— begin —

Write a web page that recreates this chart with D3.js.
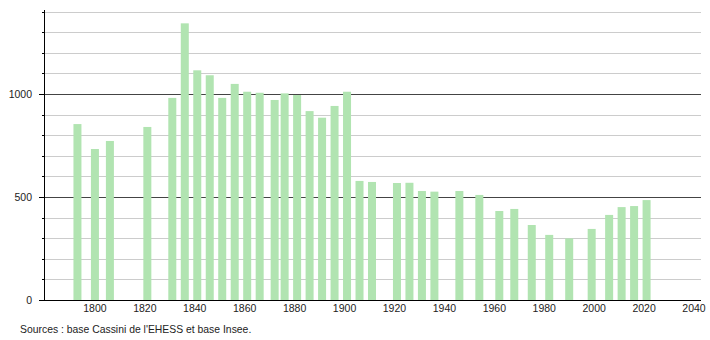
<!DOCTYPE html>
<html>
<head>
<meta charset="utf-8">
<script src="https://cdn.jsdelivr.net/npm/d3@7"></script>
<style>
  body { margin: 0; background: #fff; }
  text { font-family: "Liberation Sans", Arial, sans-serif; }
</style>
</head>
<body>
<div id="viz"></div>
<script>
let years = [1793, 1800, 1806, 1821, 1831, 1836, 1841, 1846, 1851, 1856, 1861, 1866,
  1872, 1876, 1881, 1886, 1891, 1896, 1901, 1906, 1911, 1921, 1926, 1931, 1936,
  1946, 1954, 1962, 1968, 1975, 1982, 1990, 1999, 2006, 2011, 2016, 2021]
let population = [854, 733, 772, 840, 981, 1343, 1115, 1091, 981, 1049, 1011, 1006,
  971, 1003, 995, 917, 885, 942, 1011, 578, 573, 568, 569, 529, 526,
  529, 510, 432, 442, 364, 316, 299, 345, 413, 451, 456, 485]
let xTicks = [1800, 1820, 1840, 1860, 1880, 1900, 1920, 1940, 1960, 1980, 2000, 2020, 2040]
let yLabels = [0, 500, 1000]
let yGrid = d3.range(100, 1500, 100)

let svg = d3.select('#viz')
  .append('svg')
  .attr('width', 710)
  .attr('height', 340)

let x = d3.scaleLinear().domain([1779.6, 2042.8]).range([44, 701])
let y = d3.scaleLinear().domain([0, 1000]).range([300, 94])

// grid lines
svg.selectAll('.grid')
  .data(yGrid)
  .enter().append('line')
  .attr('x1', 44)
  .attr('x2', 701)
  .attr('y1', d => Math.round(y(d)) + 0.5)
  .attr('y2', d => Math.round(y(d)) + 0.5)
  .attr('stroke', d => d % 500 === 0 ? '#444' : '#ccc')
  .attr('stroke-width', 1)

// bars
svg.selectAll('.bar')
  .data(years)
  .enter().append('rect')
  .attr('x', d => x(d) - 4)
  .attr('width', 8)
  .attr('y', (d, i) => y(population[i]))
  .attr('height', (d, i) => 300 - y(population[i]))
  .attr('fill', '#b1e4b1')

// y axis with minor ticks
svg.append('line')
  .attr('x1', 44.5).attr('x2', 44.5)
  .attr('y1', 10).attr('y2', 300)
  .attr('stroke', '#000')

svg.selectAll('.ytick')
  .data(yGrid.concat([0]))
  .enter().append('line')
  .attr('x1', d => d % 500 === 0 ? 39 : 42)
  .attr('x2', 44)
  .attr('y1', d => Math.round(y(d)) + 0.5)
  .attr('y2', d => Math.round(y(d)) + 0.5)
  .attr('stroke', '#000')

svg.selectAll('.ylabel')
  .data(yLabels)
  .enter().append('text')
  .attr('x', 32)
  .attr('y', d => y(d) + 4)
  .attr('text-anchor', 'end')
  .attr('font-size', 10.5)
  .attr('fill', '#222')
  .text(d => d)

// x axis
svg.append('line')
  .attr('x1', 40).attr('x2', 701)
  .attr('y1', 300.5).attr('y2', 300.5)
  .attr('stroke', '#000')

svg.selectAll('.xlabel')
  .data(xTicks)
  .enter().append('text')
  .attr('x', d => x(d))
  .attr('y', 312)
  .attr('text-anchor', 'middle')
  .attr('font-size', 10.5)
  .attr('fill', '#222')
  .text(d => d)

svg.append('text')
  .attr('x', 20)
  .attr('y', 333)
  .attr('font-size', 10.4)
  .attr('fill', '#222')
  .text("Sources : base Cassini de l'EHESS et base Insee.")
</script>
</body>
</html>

— end —

### What the exercise asks
Reproduce all of the data exactly; the pictures do not belong in the copy.

### Answer in full
Write a web page that recreates this chart with D3.js.
<!DOCTYPE html>
<html>
<head>
<meta charset="utf-8">
<script src="https://cdn.jsdelivr.net/npm/d3@7"></script>
<style>
  body { margin: 0; background: #fff; }
  text { font-family: "Liberation Sans", Arial, sans-serif; }
</style>
</head>
<body>
<div id="viz"></div>
<script>
let years = [1793, 1800, 1806, 1821, 1831, 1836, 1841, 1846, 1851, 1856, 1861, 1866,
  1872, 1876, 1881, 1886, 1891, 1896, 1901, 1906, 1911, 1921, 1926, 1931, 1936,
  1946, 1954, 1962, 1968, 1975, 1982, 1990, 1999, 2006, 2011, 2016, 2021]
let population = [854, 733, 772, 840, 981, 1343, 1115, 1091, 981, 1049, 1011, 1006,
  971, 1003, 995, 917, 885, 942, 1011, 578, 573, 568, 569, 529, 526,
  529, 510, 432, 442, 364, 316, 299, 345, 413, 451, 456, 485]
let xTicks = [1800, 1820, 1840, 1860, 1880, 1900, 1920, 1940, 1960, 1980, 2000, 2020, 2040]
let yLabels = [0, 500, 1000]
let yGrid = d3.range(100, 1500, 100)

let svg = d3.select('#viz')
  .append('svg')
  .attr('width', 710)
  .attr('height', 340)

let x = d3.scaleLinear().domain([1779.6, 2042.8]).range([44, 701])
let y = d3.scaleLinear().domain([0, 1000]).range([300, 94])

// grid lines
svg.selectAll('.grid')
  .data(yGrid)
  .enter().append('line')
  .attr('x1', 44)
  .attr('x2', 701)
  .attr('y1', d => Math.round(y(d)) + 0.5)
  .attr('y2', d => Math.round(y(d)) + 0.5)
  .attr('stroke', d => d % 500 === 0 ? '#444' : '#ccc')
  .attr('stroke-width', 1)

// bars
svg.selectAll('.bar')
  .data(years)
  .enter().append('rect')
  .attr('x', d => x(d) - 4)
  .attr('width', 8)
  .attr('y', (d, i) => y(population[i]))
  .attr('height', (d, i) => 300 - y(population[i]))
  .attr('fill', '#b1e4b1')

// y axis with minor ticks
svg.append('line')
  .attr('x1', 44.5).attr('x2', 44.5)
  .attr('y1', 10).attr('y2', 300)
  .attr('stroke', '#000')

svg.selectAll('.ytick')
  .data(yGrid.concat([0]))
  .enter().append('line')
  .attr('x1', d => d % 500 === 0 ? 39 : 42)
  .attr('x2', 44)
  .attr('y1', d => Math.round(y(d)) + 0.5)
  .attr('y2', d => Math.round(y(d)) + 0.5)
  .attr('stroke', '#000')

svg.selectAll('.ylabel')
  .data(yLabels)
  .enter().append('text')
  .attr('x', 32)
  .attr('y', d => y(d) + 4)
  .attr('text-anchor', 'end')
  .attr('font-size', 10.5)
  .attr('fill', '#222')
  .text(d => d)

// x axis
svg.append('line')
  .attr('x1', 40).attr('x2', 701)
  .attr('y1', 300.5).attr('y2', 300.5)
  .attr('stroke', '#000')

svg.selectAll('.xlabel')
  .data(xTicks)
  .enter().append('text')
  .attr('x', d => x(d))
  .attr('y', 312)
  .attr('text-anchor', 'middle')
  .attr('font-size', 10.5)
  .attr('fill', '#222')
  .text(d => d)

svg.append('text')
  .attr('x', 20)
  .attr('y', 333)
  .attr('font-size', 10.4)
  .attr('fill', '#222')
  .text("Sources : base Cassini de l'EHESS et base Insee.")
</script>
</body>
</html>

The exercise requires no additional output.